5.7 KiB
Hyperspace Roadmap
This document defines a high level roadmap for Hyperspace development and upcoming releases. Community and contributor involvement is vital for successfully implementing all desired items for each release. We hope that the items listed below will inspire further engagement from the community to keep Hyperspace progressing and shipping exciting and valuable features.
Note: Any dates listed below and the specific issues that will ship in a given milestone are subject to change but should give a general idea of what we are planning. We use the milestone feature in Github so look there for the most up-to-date and issue plan.
If you see a problem on this, or something is not clear, please consider opening an issue.
Table of Contents
Zooming Out
Before we discuss the short and long term plans, it is useful to look at the big picture. The figure below shows the various investments in Hyperspace.
In short, there are six parallel tracks of work happening within Hyperspace. While we use the word track to imply that work can happen mostly independently without depending on design decisions from the other tracks, should the community notice such a hard dependency, we should work towards making the tracks independent, to the extent possible.
The best way to understand the tracks shown in the figure is:
- Track 1: This is the foundation where we ensure that the meta-data we are
storing is enough to capture all the context for an index. For instance, there are a number
of questions that pop up when using indexes instead of the original base data:
- Is the index up-to-date?
- Were there any transformations applied?
- Tracks 2,3,4: These tracks deal with the immutability aspect of the underlying data. The current focus of Hyperspace is on supporting indexing for immutable datasets (meaning that the only way to refresh the index would be to rebuild it in full). In the upcoming months, we hope to focus on the other aspects allowing us to index data that is getting updated (either append-only, or updated like how it happens in Delta Lake).
- Track 5: One of the most frequently asked questions with indexing subsystems is what to index?. This track of Hyperspace focuses on finding a reasonable answer to this question. The current focus is on rule-based recommender systems, which are simple and effective, although not the best. Subsequently, the focus of Hyperspace would explore more sophisticated approaches like hypothetical indexes.
- Track 6: Since indexes are a relatively new concept to data lakes, there are lots of gotchas in terms of how one would create and maintain them. In addition, there are lots of design decisions that go into supporting an index. An important challenge that Hyperspace primarily deals with is ensuring there is a balance between customizability and simplicity. Hyperspace chooses to provide simple APIs, with options to customize. This aspect of Hyperspace focuses on documenting all the surrounding concepts and writing accessible tutorials for users.
We will refer to each of these tracks in the format T e.g., T1, where applicable.
Short Term
In the short-term (i.e., next 3-6 months), the focus of Hyperspace would be on work that spans the following categories:
- Bug fixes - We do not recommend using Hyperspace in production.
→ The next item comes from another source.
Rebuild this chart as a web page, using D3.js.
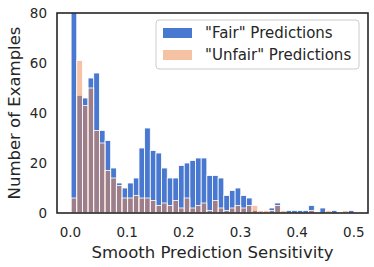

However, we do encourage trying it out on your workloads and telling us what you like vs. what you would like to see. Our primary focus is on fixing any usage bugs that are reported in real-world usage.
- Stability improvements - Includes aspects such as challenging the API design to ensure it is robust enough for evolving to support other index types, ensuring backward/forward compatibility of the meta-data (T1) and verifying that Hyperspace works correctly and consistently.
- Optimizer enhancements - Hyperspace implements optimizer rules to perform index matching. It may be possible that there is definitely scope of improving these rules to achieve better optimizations.
- Robust support for Immutable (T2) & Append-only (T2) Datasets - Includes aspects such as providing incremental indexing support with the necessary foundational APIs for optimizations.
Long Term
The long-term (i.e., next 6-12 months), the focus of Hyperspace would be on work that validates the underlying idea, obtaining community feedback on figuring out ways to decentralize the development of Hyperspace (e.g., across tracks) to make consistent progress. That being said, the immediate next focus would be on work that spans the following categories:
- Index Recommendation - To make Hyperspace immediately usable, it is critical to invest in index recommendation (even if it is a simpler rule-based engine). This aspect of Hyperspace would also include necessary work for doing cost-benefit analysis and laying down the necessary foundation.
- Robust support for Updateable (T3) Datasets - Users are increasingly resorting to using engines such as Delta Lake and Hudi to deal with update semantics on data lakes. Hyperspace intends to first explore the cost of providing support for these engines and potentially providing first-class support.
- More index types - Hyperspace implements support for one specific type of an index called the covering index. The long-term focus of Hyperspace would entail supporting other kinds of index types (or hyperspaces).